28 Février 2015
February 26, 2015
http://mainichi.jp/english/english/newsselect/news/20150226p2a00m0na016000c.html
Several dozen employees at an agricultural cooperative in Fukushima Prefecture were awarded 27.23 million yen in compensation for losing their income due to the nuclear disaster in a settlement mediated by the Nuclear Damage Compensation Dispute Resolution Center, it has been learned.
Seventy-nine employees at JA Soma in the city of Minamisoma won the compensation in an out-of-court settlement mediated by the government-backed alternative dispute resolution (ADR) center after Tokyo Electric Power Co. (TEPCO) refused to compensate them.
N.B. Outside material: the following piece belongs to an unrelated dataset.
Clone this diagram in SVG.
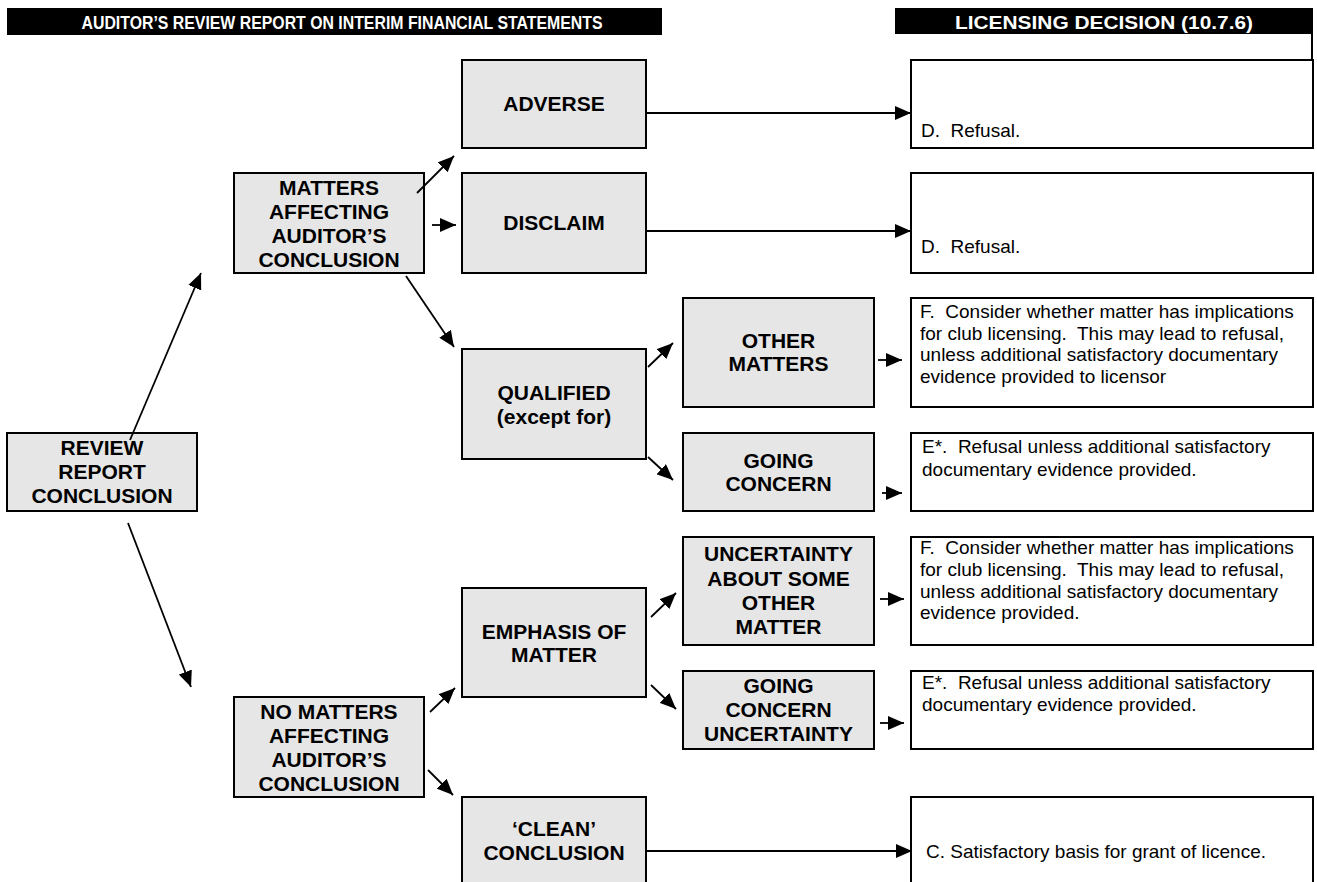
<svg xmlns="http://www.w3.org/2000/svg" width="1317" height="882" viewBox="0 0 1317 882">
<defs>
<style>
.g{fill:#e6e6e6;stroke:#000;stroke-width:2}
.w{fill:#fff;stroke:#000;stroke-width:2}
.t{font-family:"Liberation Sans",Arial,sans-serif;font-weight:bold;font-size:21px;text-anchor:middle;fill:#000}
.b{font-family:"Liberation Sans",Arial,sans-serif;font-size:19px;fill:#000}
.h{font-family:"Liberation Sans",Arial,sans-serif;font-weight:bold;font-size:18px;text-anchor:middle;fill:#fff}
.c{stroke:#000;stroke-width:1.8;fill:none;marker-end:url(#ah)}
</style>
<marker id="ah" markerUnits="userSpaceOnUse" markerWidth="16" markerHeight="14" refX="16" refY="7" orient="auto">
<path d="M0,0 L16,7 L0,14 z" fill="#000"/>
</marker>
</defs>
<rect width="1317" height="882" fill="#fff"/>

<g id="header-left">
<rect x="7" y="8" width="655" height="27" fill="#000"/>
<text class="h" x="342" y="28.5" textLength="521" lengthAdjust="spacingAndGlyphs">AUDITOR’S REVIEW REPORT ON INTERIM FINANCIAL STATEMENTS</text>
</g>
<g id="header-right">
<rect x="895" y="8" width="418" height="26" fill="#000"/>
<line x1="1312" y1="33" x2="1312" y2="61" stroke="#000" stroke-width="2"/>
<text class="h" x="1104" y="29" textLength="298" lengthAdjust="spacingAndGlyphs">LICENSING DECISION (10.7.6)</text>
</g>

<g id="review">
<rect class="g" x="7" y="433" width="190" height="78"/>
<text class="t"><tspan x="102" y="454.5">REVIEW</tspan><tspan x="102" y="479">REPORT</tspan><tspan x="102" y="502.5">CONCLUSION</tspan></text>
</g>
<g id="matters">
<rect class="g" x="234" y="173" width="190" height="100"/>
<text class="t"><tspan x="329" y="194.5">MATTERS</tspan><tspan x="329" y="218.5">AFFECTING</tspan><tspan x="329" y="242.5">AUDITOR’S</tspan><tspan x="329" y="266.5">CONCLUSION</tspan></text>
</g>
<g id="no-matters">
<rect class="g" x="234" y="697" width="190" height="100"/>
<text class="t"><tspan x="329" y="718.5">NO MATTERS</tspan><tspan x="329" y="742.5">AFFECTING</tspan><tspan x="329" y="766.5">AUDITOR’S</tspan><tspan x="329" y="790.5">CONCLUSION</tspan></text>
</g>
<g id="adverse">
<rect class="g" x="462" y="60" width="184" height="88"/>
<text class="t" x="554" y="110.5">ADVERSE</text>
</g>
<g id="disclaim">
<rect class="g" x="462" y="173" width="184" height="100"/>
<text class="t" x="554" y="230">DISCLAIM</text>
</g>
<g id="qualified">
<rect class="g" x="462" y="349" width="184" height="110"/>
<text class="t"><tspan x="554" y="399.5">QUALIFIED</tspan><tspan x="554" y="423.5">(except for)</tspan></text>
</g>
<g id="emphasis">
<rect class="g" x="462" y="588" width="184" height="109"/>
<text class="t"><tspan x="554" y="638.5">EMPHASIS OF</tspan><tspan x="554" y="661.5">MATTER</tspan></text>
</g>
<g id="clean">
<rect class="g" x="462" y="797" width="184" height="100"/>
<text class="t"><tspan x="554" y="835.5">‘CLEAN’</tspan><tspan x="554" y="859.5">CONCLUSION</tspan></text>
</g>
<g id="other-matters">
<rect class="g" x="683" y="298" width="191" height="109"/>
<text class="t"><tspan x="778.5" y="348">OTHER</tspan><tspan x="778.5" y="371">MATTERS</tspan></text>
</g>
<g id="going-concern">
<rect class="g" x="683" y="433" width="191" height="78"/>
<text class="t"><tspan x="778.5" y="467.5">GOING</tspan><tspan x="778.5" y="490.5">CONCERN</tspan></text>
</g>
<g id="uncertainty-other">
<rect class="g" x="683" y="537" width="191" height="108"/>
<text class="t"><tspan x="778.5" y="561">UNCERTAINTY</tspan><tspan x="778.5" y="585.5">ABOUT SOME</tspan><tspan x="778.5" y="610">OTHER</tspan><tspan x="778.5" y="634">MATTER</tspan></text>
</g>
<g id="going-concern-uncertainty">
<rect class="g" x="683" y="671" width="191" height="78"/>
<text class="t"><tspan x="778.5" y="692.5">GOING</tspan><tspan x="778.5" y="716.5">CONCERN</tspan><tspan x="778.5" y="740.5">UNCERTAINTY</tspan></text>
</g>

<g id="decision-d1">
<rect class="w" x="911" y="60" width="402" height="88"/>
<text class="b" x="921" y="137" xml:space="preserve">D.  Refusal.</text>
</g>
<g id="decision-d2">
<rect class="w" x="911" y="173" width="402" height="100"/>
<text class="b" x="921" y="253" xml:space="preserve">D.  Refusal.</text>
</g>
<g id="decision-f1">
<rect class="w" x="911" y="298" width="402" height="109"/>
<text class="b" xml:space="preserve"><tspan x="920" y="318">F.  Consider whether matter has implications</tspan><tspan x="920" y="339.5">for club licensing.  This may lead to refusal,</tspan><tspan x="920" y="361">unless additional satisfactory documentary</tspan><tspan x="920" y="382.5">evidence provided to licensor</tspan></text>
</g>
<g id="decision-e1">
<rect class="w" x="911" y="433" width="402" height="78"/>
<text class="b" xml:space="preserve"><tspan x="922" y="453">E*.  Refusal unless additional satisfactory</tspan><tspan x="922" y="475.5">documentary evidence provided.</tspan></text>
</g>
<g id="decision-f2">
<rect class="w" x="911" y="537" width="402" height="108"/>
<text class="b" xml:space="preserve"><tspan x="920" y="554">F.  Consider whether matter has implications</tspan><tspan x="920" y="576">for club licensing.  This may lead to refusal,</tspan><tspan x="920" y="597.5">unless additional satisfactory documentary</tspan><tspan x="920" y="619">evidence provided.</tspan></text>
</g>
<g id="decision-e2">
<rect class="w" x="911" y="671" width="402" height="78"/>
<text class="b" xml:space="preserve"><tspan x="922" y="689">E*.  Refusal unless additional satisfactory</tspan><tspan x="922" y="711">documentary evidence provided.</tspan></text>
</g>
<g id="decision-c">
<rect class="w" x="911" y="797" width="402" height="100"/>
<text class="b" x="926" y="858">C. Satisfactory basis for grant of licence.</text>
</g>

<g id="connectors">
<line class="c" x1="130" y1="440" x2="201" y2="273"/>
<line class="c" x1="128" y1="523" x2="191" y2="687"/>
<line class="c" x1="417" y1="193" x2="454" y2="156"/>
<line class="c" x1="432" y1="225" x2="456" y2="225"/>
<line class="c" x1="406" y1="276" x2="454" y2="347"/>
<line class="c" x1="646" y1="113" x2="911" y2="113"/>
<line class="c" x1="646" y1="231" x2="911" y2="231"/>
<line class="c" x1="648" y1="367" x2="673" y2="343"/>
<line class="c" x1="648" y1="457" x2="673" y2="480"/>
<line class="c" x1="878" y1="360" x2="902" y2="360"/>
<line class="c" x1="882" y1="493" x2="902" y2="493"/>
<line class="c" x1="430" y1="712" x2="455" y2="688"/>
<line class="c" x1="428" y1="770" x2="453" y2="795"/>
<line class="c" x1="651" y1="617" x2="676" y2="593"/>
<line class="c" x1="651" y1="685" x2="676" y2="709"/>
<line class="c" x1="880" y1="599" x2="904" y2="599"/>
<line class="c" x1="880" y1="723" x2="904" y2="723"/>
<line class="c" x1="647" y1="851" x2="912" y2="851"/>
</g>
</svg>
"The settlement attached importance to the actual damage, unlike TEPCO's formalities that drew a line (for compensation eligibility)," said Naoto Akiyama, a lawyer specialized in the issue of nuclear damage compensation, in praising the settlement.
According to sources close to the case, JA Soma's service area covers the cities of Minamisoma and Soma as well as the village of Iitate and the town of Shinchi. In the wake of the Fukushima No. 1 Nuclear Power Plant disaster, JA Soma's business deteriorated, forcing it to cut back on its bonuses on seven occasions between the spring of 2011 and the spring of 2013.
All of JA Soma's 405 employees at the time filed a compensation claim with TEPCO, but the utility refused to pay damage to 79 of them on the grounds that they were living and working at offices in Soma and Shinchi, where evacuation orders were not in place.
The 79 employees filed a case with the ADR center in November 2013, saying, "It is unfair for the compensation coverage to be different depending on where we work, considering the fact that we are hired under the same terms of employment."
The ADR center's mediator made a settlement proposal to TEPCO, asking the utility to pay compensation to the plaintiffs. TEPCO accepted the proposal in January this year, stating, "We understand that the center gave consideration to the specific circumstances, where the employees were working at an agricultural cooperative that was seriously affected by the nuclear plant accident."
Lawyer Akiyama said, "The settlement has paved the way for the possibility of employees of businesses being awarded compensation even if they were working outside areas subject to damage coverage, as long as their businesses' service areas were partially inside the compensated zones."
A public relations official at TEPCO's Fukushima Revitalization Headquarters said, "There have been other cases settled via ADR, but we can't disclose the content."